For the record, I couldn't have said this better myself.
(I probably have attempted to many times in the past though)
Thank you MCBastos.
~Justin Wood (Callek)
SeaMonkey Council Member
SeaMonkey Release Engineer
On 7/18/2014 1:39 AM, MCBastos wrote:
Interviewed by CNN on 17/07/2014 16:18, hawker told the world:
Why does SM have to stay on such a fast release schedule? What was wrong
with the slower schedule of yesteryear? Just because FF and TB do it
does SM need to as well?
Sorta. The Firefox people are the ones responsible for Gecko, which is
the engine that powers Seamonkey as well. Every six weeks a new Gecko
version is released with bug fixes, security fixes and small feature
increments.
The important thing to keep in mind is that the previous version is
immediately _dropped_. No support at all. No bug fixes. No security fixes.
Well, there is an exception to that: they keep supporting _one_ older
version, for roughly _one_ year. That's for the Firefox Extended Support
Release (ESR). Right now that would be Firefox 24 ESR. This Gecko
version receives mostly security and stability fixes, and few if any
other sorts of fixes.
One might think: "OK, the why don't they use the ESR version of Gecko
and update at a more leisurely pace?" That's what the Thunderbird guys
are doing, after all.
Here's the thing: by doing that, the SM team would have to deal all at
once with whatever issues that could have been spread over eight upgrade
cycles or so and dealt with piecemeal. Which means a far larger chance
for disastrous issues. (This is not as much of a problem for Thunderbird
because, well, T-bird only deals with plaintext and HTML e-mail, which
evolves far slower than Web HTML. It doesn't even attempt to process
Javascript, for instance -- it just ignores it.)
Also, let's say for the sake of argument that some new code in Gecko 25
caused problems in SM but the issue went unreported and ignored because
SM stuck with Gecko 24 for one year. By the time the issue surfaces
(around Gecko 32 or thereabouts), the fix can become much harder,
because by then the Firefox team has added four our five more things
that can be broken because they depend on how the Gecko-25 code behaves.
So now instead of one bug to fix, you have maybe half a dozen.

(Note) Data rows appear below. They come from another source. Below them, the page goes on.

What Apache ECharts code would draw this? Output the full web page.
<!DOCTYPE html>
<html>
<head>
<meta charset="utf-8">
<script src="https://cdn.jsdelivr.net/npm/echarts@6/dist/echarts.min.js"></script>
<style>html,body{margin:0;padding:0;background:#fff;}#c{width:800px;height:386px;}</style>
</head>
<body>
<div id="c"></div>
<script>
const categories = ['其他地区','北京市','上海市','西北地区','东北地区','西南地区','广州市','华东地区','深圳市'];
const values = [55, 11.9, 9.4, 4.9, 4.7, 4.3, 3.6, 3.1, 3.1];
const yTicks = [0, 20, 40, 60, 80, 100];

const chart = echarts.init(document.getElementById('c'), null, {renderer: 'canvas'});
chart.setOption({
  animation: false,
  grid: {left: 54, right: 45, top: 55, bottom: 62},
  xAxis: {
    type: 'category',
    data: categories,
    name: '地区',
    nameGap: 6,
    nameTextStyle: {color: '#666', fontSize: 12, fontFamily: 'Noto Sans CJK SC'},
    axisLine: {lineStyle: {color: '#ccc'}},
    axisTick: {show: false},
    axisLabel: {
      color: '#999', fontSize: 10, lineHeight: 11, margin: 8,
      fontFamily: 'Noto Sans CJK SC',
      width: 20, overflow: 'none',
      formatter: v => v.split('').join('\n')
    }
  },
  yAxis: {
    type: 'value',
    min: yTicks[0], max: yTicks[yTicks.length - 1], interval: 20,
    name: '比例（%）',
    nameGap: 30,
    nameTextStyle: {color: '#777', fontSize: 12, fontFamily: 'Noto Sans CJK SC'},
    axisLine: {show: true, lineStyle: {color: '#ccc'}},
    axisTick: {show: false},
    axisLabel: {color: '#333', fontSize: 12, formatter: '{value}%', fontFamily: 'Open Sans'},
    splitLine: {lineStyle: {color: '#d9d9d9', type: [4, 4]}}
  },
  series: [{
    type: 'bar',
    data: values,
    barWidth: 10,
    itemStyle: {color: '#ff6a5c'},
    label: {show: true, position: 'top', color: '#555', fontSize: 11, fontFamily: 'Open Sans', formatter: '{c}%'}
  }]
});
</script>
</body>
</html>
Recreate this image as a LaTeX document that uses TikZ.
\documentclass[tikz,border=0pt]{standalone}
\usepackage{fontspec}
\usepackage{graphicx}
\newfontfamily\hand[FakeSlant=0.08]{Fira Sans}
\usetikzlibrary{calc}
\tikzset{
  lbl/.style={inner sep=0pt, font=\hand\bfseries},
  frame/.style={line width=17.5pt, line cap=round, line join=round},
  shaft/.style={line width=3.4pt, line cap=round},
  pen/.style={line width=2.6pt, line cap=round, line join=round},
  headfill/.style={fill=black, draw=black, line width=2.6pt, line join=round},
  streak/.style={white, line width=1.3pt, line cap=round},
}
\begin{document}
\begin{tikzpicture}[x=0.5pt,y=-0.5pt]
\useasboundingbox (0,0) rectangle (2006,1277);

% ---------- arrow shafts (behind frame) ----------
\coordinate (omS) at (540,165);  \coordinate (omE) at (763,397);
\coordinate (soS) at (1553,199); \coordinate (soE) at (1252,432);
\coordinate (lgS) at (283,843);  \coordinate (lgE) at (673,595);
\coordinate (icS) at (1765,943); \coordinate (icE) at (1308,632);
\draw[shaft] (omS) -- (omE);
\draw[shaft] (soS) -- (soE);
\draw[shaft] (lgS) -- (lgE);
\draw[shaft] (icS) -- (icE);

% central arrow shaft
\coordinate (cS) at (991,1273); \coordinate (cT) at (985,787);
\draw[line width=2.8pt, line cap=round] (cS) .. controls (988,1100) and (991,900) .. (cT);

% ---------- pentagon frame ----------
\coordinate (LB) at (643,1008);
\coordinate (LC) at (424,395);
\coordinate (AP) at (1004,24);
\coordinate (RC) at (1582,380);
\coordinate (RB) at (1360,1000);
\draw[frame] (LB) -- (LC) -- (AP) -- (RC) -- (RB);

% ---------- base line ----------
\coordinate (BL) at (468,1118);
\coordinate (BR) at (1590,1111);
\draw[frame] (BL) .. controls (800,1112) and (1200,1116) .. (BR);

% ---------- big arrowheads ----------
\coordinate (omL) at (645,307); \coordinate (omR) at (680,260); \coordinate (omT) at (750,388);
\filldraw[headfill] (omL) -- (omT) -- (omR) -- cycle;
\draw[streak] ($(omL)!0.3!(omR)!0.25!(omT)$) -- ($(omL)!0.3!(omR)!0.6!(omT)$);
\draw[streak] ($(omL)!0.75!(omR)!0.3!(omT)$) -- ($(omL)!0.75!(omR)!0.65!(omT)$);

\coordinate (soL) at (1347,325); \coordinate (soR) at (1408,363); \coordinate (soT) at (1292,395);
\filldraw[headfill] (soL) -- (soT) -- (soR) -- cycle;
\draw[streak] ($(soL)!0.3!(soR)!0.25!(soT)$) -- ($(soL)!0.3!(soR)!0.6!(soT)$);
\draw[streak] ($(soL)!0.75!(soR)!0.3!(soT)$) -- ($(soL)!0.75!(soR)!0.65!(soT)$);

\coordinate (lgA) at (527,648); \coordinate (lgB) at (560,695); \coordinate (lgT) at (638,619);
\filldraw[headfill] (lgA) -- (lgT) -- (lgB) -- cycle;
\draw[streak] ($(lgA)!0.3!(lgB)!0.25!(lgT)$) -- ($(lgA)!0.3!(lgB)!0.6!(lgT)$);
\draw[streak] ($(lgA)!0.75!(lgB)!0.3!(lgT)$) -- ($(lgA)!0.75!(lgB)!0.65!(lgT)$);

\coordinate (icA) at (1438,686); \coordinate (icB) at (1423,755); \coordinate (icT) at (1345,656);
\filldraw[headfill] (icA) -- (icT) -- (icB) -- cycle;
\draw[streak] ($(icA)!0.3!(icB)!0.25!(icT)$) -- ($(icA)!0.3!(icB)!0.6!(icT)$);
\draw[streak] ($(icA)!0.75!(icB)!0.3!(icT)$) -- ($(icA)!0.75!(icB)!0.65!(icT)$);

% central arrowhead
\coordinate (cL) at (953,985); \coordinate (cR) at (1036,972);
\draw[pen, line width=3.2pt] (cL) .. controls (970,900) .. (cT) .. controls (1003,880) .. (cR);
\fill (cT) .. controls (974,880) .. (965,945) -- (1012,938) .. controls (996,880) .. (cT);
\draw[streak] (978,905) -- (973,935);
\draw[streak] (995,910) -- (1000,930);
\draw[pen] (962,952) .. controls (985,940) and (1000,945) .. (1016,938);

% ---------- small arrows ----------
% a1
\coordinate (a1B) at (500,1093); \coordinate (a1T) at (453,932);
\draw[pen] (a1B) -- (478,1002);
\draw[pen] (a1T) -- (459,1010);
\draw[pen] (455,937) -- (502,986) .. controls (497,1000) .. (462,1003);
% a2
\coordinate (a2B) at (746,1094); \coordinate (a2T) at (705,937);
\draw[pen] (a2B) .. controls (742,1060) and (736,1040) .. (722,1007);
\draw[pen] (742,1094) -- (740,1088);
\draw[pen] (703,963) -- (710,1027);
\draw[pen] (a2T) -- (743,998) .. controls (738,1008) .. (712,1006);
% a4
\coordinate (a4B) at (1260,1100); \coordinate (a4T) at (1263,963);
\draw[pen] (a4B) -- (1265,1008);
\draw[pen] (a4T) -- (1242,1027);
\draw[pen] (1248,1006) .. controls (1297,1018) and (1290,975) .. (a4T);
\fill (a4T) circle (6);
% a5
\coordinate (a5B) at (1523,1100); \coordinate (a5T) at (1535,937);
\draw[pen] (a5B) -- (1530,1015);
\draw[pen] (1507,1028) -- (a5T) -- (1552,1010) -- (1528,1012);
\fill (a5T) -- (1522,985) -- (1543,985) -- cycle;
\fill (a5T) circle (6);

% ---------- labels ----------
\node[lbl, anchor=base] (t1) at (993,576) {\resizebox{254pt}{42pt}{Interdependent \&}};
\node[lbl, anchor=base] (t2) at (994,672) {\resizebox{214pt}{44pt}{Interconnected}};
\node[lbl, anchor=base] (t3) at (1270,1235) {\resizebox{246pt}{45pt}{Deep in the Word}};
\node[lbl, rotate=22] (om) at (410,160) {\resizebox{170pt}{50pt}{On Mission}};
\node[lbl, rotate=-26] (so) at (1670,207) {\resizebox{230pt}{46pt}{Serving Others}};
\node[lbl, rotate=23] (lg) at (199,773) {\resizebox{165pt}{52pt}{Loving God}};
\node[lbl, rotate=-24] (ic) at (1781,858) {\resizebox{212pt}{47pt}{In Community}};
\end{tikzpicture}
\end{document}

Simply stated, the dev team _has_ to keep up. They have to keep testing
the Seamonkey code with each new release, identify issues and either fix
them in SM code or report the issue to the Gecko team. Going to the
trouble of making sure that SM works with Gecko, say, 31 (to be released
next week) and not giving the users the benefits of the security fixes
in Gecko 31 would be sorta irresponsible.